TO BE DONE: Search the listing below for the word "matplotlib" and copy each line that holds it.

DATA SEGMENT:
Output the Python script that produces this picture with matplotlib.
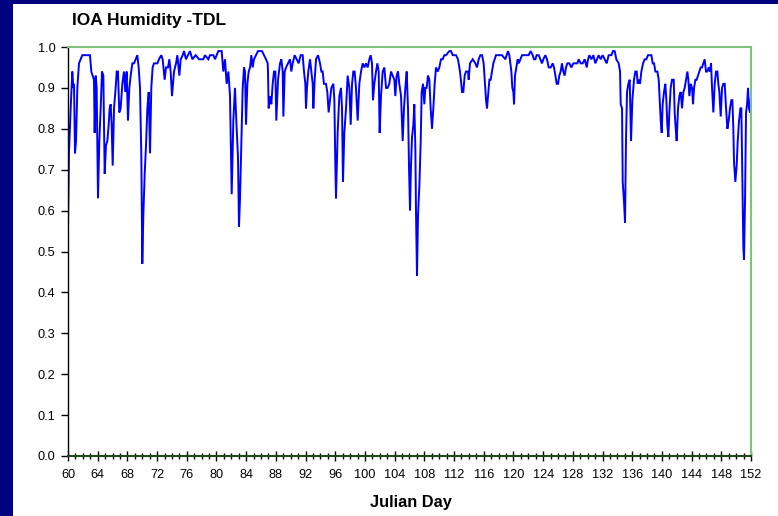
#!/usr/bin/env python3

import matplotlib
matplotlib.use("Agg")
import matplotlib.pyplot as plt
from matplotlib.patches import Rectangle

title = "IOA Humidity -TDL"
xlabel = "Julian Day"

day = [
    60.00, 60.13, 60.36, 60.58, 60.72, 60.81, 60.94, 61.08, 61.26, 61.48, 61.71, 61.93,
    62.96, 63.14, 63.32, 63.50, 63.59, 63.73, 63.86, 64.04, 64.22, 64.40, 64.58, 64.76,
    64.94, 65.12, 65.30, 65.48, 65.61, 65.75, 65.88, 66.02, 66.20, 66.42, 66.56, 66.73,
    66.91, 67.09, 67.32, 67.54, 67.72, 67.90, 68.08, 68.26, 68.44, 68.67, 68.89, 69.11,
    69.34, 69.52, 69.70, 69.88, 70.01, 70.15, 70.33, 70.51, 70.69, 70.87, 71.05, 71.22,
    71.40, 71.58, 72.03, 72.26, 72.57, 72.75, 73.02, 73.20, 73.47, 73.65, 73.83, 74.01,
    74.28, 74.55, 74.73, 75.00, 75.18, 75.45, 75.63, 75.89, 76.16, 76.43, 76.75, 77.20,
    77.65, 78.23, 78.45, 78.90, 79.13, 79.58, 79.80, 80.03, 80.25, 80.70, 80.92, 81.15,
    81.37, 81.60, 81.82, 82.05, 82.27, 82.49, 82.72, 82.90, 83.03, 83.17, 83.35, 83.53,
    83.71, 83.84, 83.98, 84.16, 84.34, 84.52, 84.70, 84.87, 85.05, 85.32, 85.59, 85.86,
    86.13, 86.40, 86.67, 86.90, 86.94, 87.03, 87.21, 87.39, 87.57, 87.75, 87.93, 88.06,
    88.29, 88.56, 88.74, 88.92, 89.01, 89.19, 89.37, 89.63, 89.90, 90.08, 90.26, 90.53,
    90.80, 91.07, 91.34, 91.61, 91.79, 91.97, 92.06, 92.19, 92.37, 92.60, 92.78, 92.96,
    93.05, 93.23, 93.41, 93.68, 93.95, 94.13, 94.30, 94.48, 94.75, 94.93, 95.11, 95.29,
    95.47, 95.74, 95.88, 96.01, 96.10, 96.32, 96.55, 96.77, 96.91, 97.04, 97.22, 97.45,
    97.67, 97.90, 98.08, 98.26, 98.43, 98.61, 98.79, 99.02, 99.24, 99.47, 99.69, 99.92,
    100.14, 100.37, 100.59, 100.77, 100.95, 101.08, 101.26, 101.49, 101.67, 101.85, 101.98, 102.16,
    102.39, 102.61, 102.84, 103.06, 103.28, 103.51, 103.73, 103.96, 104.09, 104.27, 104.45, 104.63,
    104.86, 105.08, 105.26, 105.44, 105.62, 105.80, 105.93, 106.07, 106.20, 106.34, 106.52, 106.65,
    106.79, 106.88, 107.01, 107.15, 107.33, 107.51, 107.64, 107.82, 108.00, 108.13, 108.31, 108.49,
    108.67, 108.85, 109.03, 109.21, 109.39, 109.57, 109.80, 110.02, 110.24, 110.47, 110.69, 110.92,
    111.37, 111.59, 111.82, 112.27, 112.53, 112.80, 112.98, 113.07, 113.25, 113.43, 113.61, 113.88,
    113.97, 114.15, 114.51, 114.87, 115.09, 115.32, 115.54, 115.77, 115.99, 116.13, 116.31, 116.44,
    116.58, 116.76, 116.93, 117.11, 117.29, 117.47, 117.65, 118.01, 118.46, 118.91, 119.09, 119.27,
    119.45, 119.58, 119.72, 119.85, 119.99, 120.08, 120.21, 120.39, 120.57, 120.71, 120.93, 121.16,
    121.60, 122.05, 122.32, 122.59, 122.77, 122.95, 123.13, 123.40, 123.63, 123.85, 124.03, 124.30,
    124.52, 124.75, 125.02, 125.29, 125.47, 125.65, 125.83, 126.01, 126.18, 126.36, 126.54, 126.72,
    126.90, 127.08, 127.26, 127.53, 127.80, 128.07, 128.34, 128.61, 128.79, 129.06, 129.33, 129.60,
    129.87, 130.05, 130.23, 130.50, 130.77, 131.03, 131.26, 131.48, 131.75, 132.02, 132.29, 132.56,
    132.83, 133.19, 133.41, 133.64, 133.86, 134.18, 134.36, 134.45, 134.63, 134.72, 134.90, 135.03,
    135.16, 135.30, 135.48, 135.66, 135.84, 136.02, 136.24, 136.42, 136.60, 136.74, 136.87, 137.05,
    137.23, 137.46, 137.68, 137.90, 138.13, 138.58, 138.76, 138.94, 139.12, 139.39, 139.57, 139.70,
    139.84, 139.97, 140.10, 140.28, 140.46, 140.60, 140.73, 140.87, 141.00, 141.18, 141.36, 141.59,
    141.72, 141.86, 141.99, 142.17, 142.35, 142.53, 142.71, 142.89, 143.07, 143.25, 143.43, 143.56,
    143.70, 143.88, 144.06, 144.19, 144.33, 144.51, 144.68, 144.86, 145.04, 145.22, 145.40, 145.58,
    145.76, 145.94, 146.12, 146.30, 146.48, 146.62, 146.75, 146.93, 147.11, 147.29, 147.47, 147.60,
    147.74, 147.92, 148.10, 148.28, 148.46, 148.64, 148.82, 149.00, 149.17, 149.35, 149.49, 149.62,
    149.71, 149.89, 150.07, 150.21, 150.39, 150.57, 150.70, 150.84, 150.97, 151.06, 151.20, 151.33,
    151.47, 151.60, 151.73, 151.86, 152.00,
]

humidity = [
    0.56, 0.74, 0.85, 0.94, 0.90, 0.91, 0.74, 0.77, 0.90, 0.96, 0.97, 0.98,
    0.98, 0.94, 0.93, 0.92, 0.79, 0.93, 0.90, 0.63, 0.77, 0.85, 0.94, 0.93,
    0.69, 0.76, 0.77, 0.81, 0.85, 0.86, 0.81, 0.71, 0.85, 0.90, 0.94, 0.94,
    0.84, 0.85, 0.91, 0.94, 0.89, 0.94, 0.82, 0.90, 0.93, 0.96, 0.96, 0.97,
    0.98, 0.95, 0.90, 0.73, 0.47, 0.59, 0.69, 0.76, 0.85, 0.89, 0.74, 0.90,
    0.95, 0.96, 0.96, 0.97, 0.98, 0.97, 0.92, 0.95, 0.95, 0.97, 0.94, 0.88,
    0.94, 0.96, 0.98, 0.93, 0.97, 0.98, 0.99, 0.97, 0.98, 0.99, 0.97, 0.98,
    0.97, 0.97, 0.98, 0.97, 0.98, 0.98, 0.97, 0.98, 0.99, 0.99, 0.94, 0.97,
    0.91, 0.94, 0.88, 0.64, 0.82, 0.90, 0.80, 0.73, 0.56, 0.63, 0.77, 0.90,
    0.95, 0.94, 0.81, 0.91, 0.94, 0.95, 0.98, 0.95, 0.97, 0.98, 0.99, 0.99,
    0.99, 0.98, 0.97, 0.96, 0.94, 0.85, 0.88, 0.86, 0.91, 0.94, 0.94, 0.82,
    0.92, 0.96, 0.97, 0.94, 0.83, 0.94, 0.95, 0.96, 0.97, 0.94, 0.96, 0.98,
    0.97, 0.96, 0.98, 0.98, 0.94, 0.91, 0.85, 0.90, 0.94, 0.97, 0.94, 0.91,
    0.85, 0.92, 0.97, 0.98, 0.96, 0.94, 0.94, 0.91, 0.91, 0.89, 0.84, 0.87,
    0.90, 0.91, 0.87, 0.71, 0.63, 0.79, 0.88, 0.90, 0.85, 0.67, 0.79, 0.85,
    0.93, 0.90, 0.81, 0.91, 0.94, 0.94, 0.90, 0.82, 0.91, 0.94, 0.96, 0.95,
    0.96, 0.95, 0.97, 0.98, 0.96, 0.87, 0.91, 0.94, 0.96, 0.94, 0.79, 0.88,
    0.94, 0.95, 0.90, 0.90, 0.91, 0.94, 0.93, 0.92, 0.88, 0.93, 0.94, 0.91,
    0.88, 0.77, 0.85, 0.90, 0.94, 0.85, 0.71, 0.60, 0.71, 0.78, 0.81, 0.86,
    0.75, 0.59, 0.44, 0.59, 0.66, 0.77, 0.89, 0.91, 0.86, 0.90, 0.90, 0.93,
    0.92, 0.85, 0.80, 0.85, 0.91, 0.95, 0.94, 0.95, 0.97, 0.97, 0.98, 0.98,
    0.99, 0.99, 0.98, 0.98, 0.97, 0.94, 0.91, 0.89, 0.89, 0.93, 0.94, 0.94,
    0.92, 0.96, 0.97, 0.96, 0.95, 0.97, 0.98, 0.98, 0.96, 0.92, 0.87, 0.85,
    0.88, 0.92, 0.92, 0.94, 0.96, 0.97, 0.98, 0.98, 0.98, 0.97, 0.98, 0.99,
    0.98, 0.96, 0.94, 0.90, 0.89, 0.86, 0.93, 0.95, 0.97, 0.96, 0.97, 0.98,
    0.98, 0.98, 0.99, 0.98, 0.97, 0.97, 0.98, 0.98, 0.97, 0.96, 0.97, 0.98,
    0.97, 0.95, 0.95, 0.96, 0.95, 0.93, 0.91, 0.91, 0.93, 0.94, 0.96, 0.94,
    0.93, 0.95, 0.96, 0.96, 0.95, 0.96, 0.96, 0.96, 0.97, 0.96, 0.96, 0.97,
    0.95, 0.97, 0.98, 0.97, 0.98, 0.96, 0.97, 0.98, 0.97, 0.98, 0.97, 0.96,
    0.98, 0.98, 0.99, 0.99, 0.97, 0.96, 0.94, 0.86, 0.85, 0.67, 0.62, 0.57,
    0.77, 0.89, 0.91, 0.92, 0.77, 0.87, 0.92, 0.94, 0.94, 0.91, 0.92, 0.91,
    0.94, 0.96, 0.97, 0.97, 0.98, 0.98, 0.96, 0.96, 0.94, 0.94, 0.92, 0.87,
    0.82, 0.79, 0.86, 0.89, 0.91, 0.87, 0.81, 0.78, 0.84, 0.90, 0.92, 0.92,
    0.84, 0.80, 0.77, 0.85, 0.88, 0.89, 0.85, 0.89, 0.90, 0.92, 0.94, 0.92,
    0.88, 0.91, 0.90, 0.86, 0.90, 0.92, 0.92, 0.93, 0.94, 0.95, 0.95, 0.96,
    0.97, 0.94, 0.94, 0.95, 0.94, 0.96, 0.90, 0.84, 0.91, 0.94, 0.94, 0.91,
    0.89, 0.83, 0.90, 0.91, 0.91, 0.85, 0.80, 0.82, 0.85, 0.87, 0.87, 0.80,
    0.72, 0.67, 0.71, 0.77, 0.82, 0.85, 0.85, 0.67, 0.51, 0.48, 0.63, 0.84,
    0.86, 0.90, 0.85, 0.84, 0.88,
]

yticks = [0.0, 0.1, 0.2, 0.3, 0.4, 0.5, 0.6, 0.7, 0.8, 0.9, 1.0]
xticks = list(range(60, 153, 4))


def main():
  plt.rcParams["font.family"] = ["Liberation Sans", "DejaVu Sans"]
  fig = plt.figure(figsize=(7.78, 5.16), dpi=100, facecolor="#000080")
  # white slide area, navy strips on the left and top
  fig.patches.append(Rectangle((13 / 778, 0), 1, 1 - 4 / 516, transform=fig.transFigure,
                               facecolor="white", edgecolor="none", zorder=-5))

  ax = fig.add_axes([68 / 778, 1 - 456 / 516, 683 / 778, 409 / 516])
  ax.set_zorder(2)
  ax.set_facecolor("white")
  ax.plot(day, humidity, color="#0000FF", linewidth=1.4, solid_joinstyle="miter")

  ax.set_xlim(60, 152)
  ax.set_ylim(0, 1.0)
  ax.set_xticks(xticks)
  ax.set_xticks(range(60, 153), minor=True)
  ax.set_yticks(yticks)
  ax.set_yticklabels(["%.1f" % v for v in yticks])

  for s in ("top", "right"):
    ax.spines[s].set_color("#80C080")
    ax.spines[s].set_linewidth(1.5)
  ax.spines["left"].set_color("black")
  ax.spines["bottom"].set_color("#1f4a1f")
  ax.spines["left"].set_linewidth(1.0)
  ax.spines["bottom"].set_linewidth(1.5)

  ax.tick_params(axis="x", which="major", direction="inout", length=7, width=1,
                 labelsize=9.2, pad=6, colors="black")
  ax.tick_params(axis="x", which="minor", direction="inout", length=4, width=1)
  ax.tick_params(axis="y", which="major", direction="out", length=5, width=1,
                 labelsize=9.2, pad=4)

  fig.text(72 / 778, 1 - 20 / 516, title, fontsize=12.5, fontweight="bold",
           ha="left", va="center", zorder=3)
  fig.text(411 / 778, 1 - 503 / 516, xlabel, fontsize=11.8, fontweight="bold",
           ha="center", va="center", zorder=3)

  fig.savefig("out.png", dpi=100, facecolor=fig.get_facecolor())


if __name__ == "__main__":
  main()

THE COMPLETED TASK:
Output the Python script that produces this picture with matplotlib.
import matplotlib
matplotlib.use("Agg")
import matplotlib.pyplot as plt
from matplotlib.patches import Rectangle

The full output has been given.